--- COLLECTED MATERIAL ---

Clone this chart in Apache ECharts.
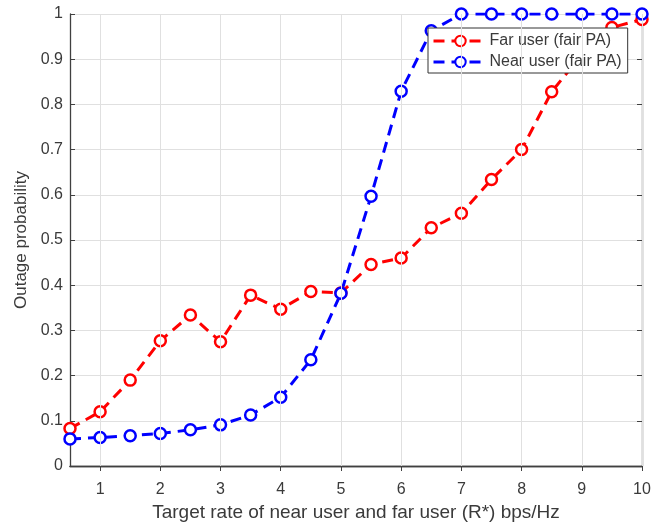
<!DOCTYPE html>
<html><head><meta charset="utf-8">
<script src="https://cdn.jsdelivr.net/npm/echarts@6/dist/echarts.min.js"></script>
<style>html,body{margin:0;padding:0;background:#fff}#c{width:665px;height:527px}</style>
</head><body><div id="c"></div>
<script>
const rates = [0.5,1,1.5,2,2.5,3,3.5,4,4.5,5,5.5,6,6.5,7,7.5,8,8.5,9,9.5,10];
const farUser = [0.083,0.12,0.19,0.277,0.334,0.275,0.378,0.347,0.386,0.383,0.446,0.46,0.527,0.559,0.634,0.70,0.828,0.91,0.97,0.988];
const nearUser = [0.06,0.063,0.067,0.072,0.08,0.091,0.113,0.152,0.235,0.382,0.597,0.829,0.963,1,1,1,1,1,1,1];
const xTicks = [1,2,3,4,5,6,7,8,9,10];
const seriesNames = ['Far user (fair PA)','Near user (fair PA)'];
const colors = ['#ff0000','#0000ff'];
const FONT = 'Liberation Sans';
const TXT = '#3a3a3a';

const chart = echarts.init(document.getElementById('c'));
function pairs(v){ return rates.map((r,i)=>[r,v[i]]); }
const axisLineStyle = {show:true, lineStyle:{color:'#404040', width:1.3}};
const gridLine = {show:true, lineStyle:{color:'#e0e0e0', width:1}};
function mkSeries(name, vals, color){
  return {
    name, type:'line', data:pairs(vals), symbol:'circle', symbolSize:11,
    itemStyle:{color:'#fff', borderColor:color, borderWidth:2.5},
    lineStyle:{color, width:3, type:[11,7]},
    emphasis:{disabled:true}, z:3
  };
}
chart.setOption({
  animation:false,
  textStyle:{fontFamily:FONT},
  grid:{left:70, right:23, top:14, bottom:61, containLabel:false, outerBoundsMode:'none'},
  legend:{
    orient:'vertical', left:428, top:28, itemWidth:54, itemHeight:13, itemGap:3,
    backgroundColor:'#fff', borderColor:'#333', borderWidth:1, padding:[4,6,2,4],
    lineStyle:{width:3},
    textStyle:{fontFamily:FONT, fontSize:16, lineHeight:18, color:TXT, padding:[0,0,0,-3]},
    data:seriesNames
  },
  xAxis:[{
    type:'value', min:0.5, max:10, interval:0.5,
    name:'Target rate of near user and far user (R*) bps/Hz', nameLocation:'middle', nameGap:35,
    nameTextStyle:{fontSize:19, color:TXT, fontFamily:FONT},
    axisLine:axisLineStyle,
    axisTick:{show:true, inside:true, length:5, customValues:xTicks, lineStyle:{color:'#404040'}},
    axisLabel:{fontSize:16, color:TXT, margin:16, customValues:xTicks, fontFamily:FONT},
    splitLine:{show:false}
  },{
    type:'value', position:'top', min:0.5, max:10, interval:0.5,
    axisLine:axisLineStyle,
    axisTick:{show:true, inside:true, length:5, customValues:xTicks, lineStyle:{color:'#404040'}},
    axisLabel:{show:false}, splitLine:{show:false}
  }],
  yAxis:[{
    type:'value', min:0, max:1, interval:0.1,
    name:'Outage probability', nameLocation:'middle', nameGap:35,
    nameTextStyle:{fontSize:17, color:TXT, fontFamily:FONT},
    axisLine:axisLineStyle,
    axisTick:{show:true, inside:true, length:5, lineStyle:{color:'#404040'}},
    axisLabel:{fontSize:16, color:TXT, margin:7, fontFamily:FONT, formatter:v=>String(+v.toFixed(1))},
    splitLine:gridLine
  },{
    type:'value', position:'right', min:0, max:1, interval:0.1,
    axisLine:axisLineStyle,
    axisTick:{show:true, inside:true, length:5, lineStyle:{color:'#404040'}},
    axisLabel:{show:false}, splitLine:{show:false}
  }],
  series:[
    {
      type:'line', data:[], silent:true, z:1,
      markLine:{silent:true, symbol:'none', animation:false, label:{show:false},
        lineStyle:{color:'#e0e0e0', width:1, type:'solid'},
        data:xTicks.map(v=>({xAxis:v}))}
    },
    mkSeries(seriesNames[0], farUser, colors[0]),
    mkSeries(seriesNames[1], nearUser, colors[1])
  ]
});
</script></body></html>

---

> _EXERCISE_
Restate only the lines running from the start of the material above through the line containing "const TXT = '#3a3a3a';", ends included. No pictures.

> _RESULT OF THIS TASK_
Clone this chart in Apache ECharts.
<!DOCTYPE html>
<html><head><meta charset="utf-8">
<script src="https://cdn.jsdelivr.net/npm/echarts@6/dist/echarts.min.js"></script>
<style>html,body{margin:0;padding:0;background:#fff}#c{width:665px;height:527px}</style>
</head><body><div id="c"></div>
<script>
const rates = [0.5,1,1.5,2,2.5,3,3.5,4,4.5,5,5.5,6,6.5,7,7.5,8,8.5,9,9.5,10];
const farUser = [0.083,0.12,0.19,0.277,0.334,0.275,0.378,0.347,0.386,0.383,0.446,0.46,0.527,0.559,0.634,0.70,0.828,0.91,0.97,0.988];
const nearUser = [0.06,0.063,0.067,0.072,0.08,0.091,0.113,0.152,0.235,0.382,0.597,0.829,0.963,1,1,1,1,1,1,1];
const xTicks = [1,2,3,4,5,6,7,8,9,10];
const seriesNames = ['Far user (fair PA)','Near user (fair PA)'];
const colors = ['#ff0000','#0000ff'];
const FONT = 'Liberation Sans';
const TXT = '#3a3a3a';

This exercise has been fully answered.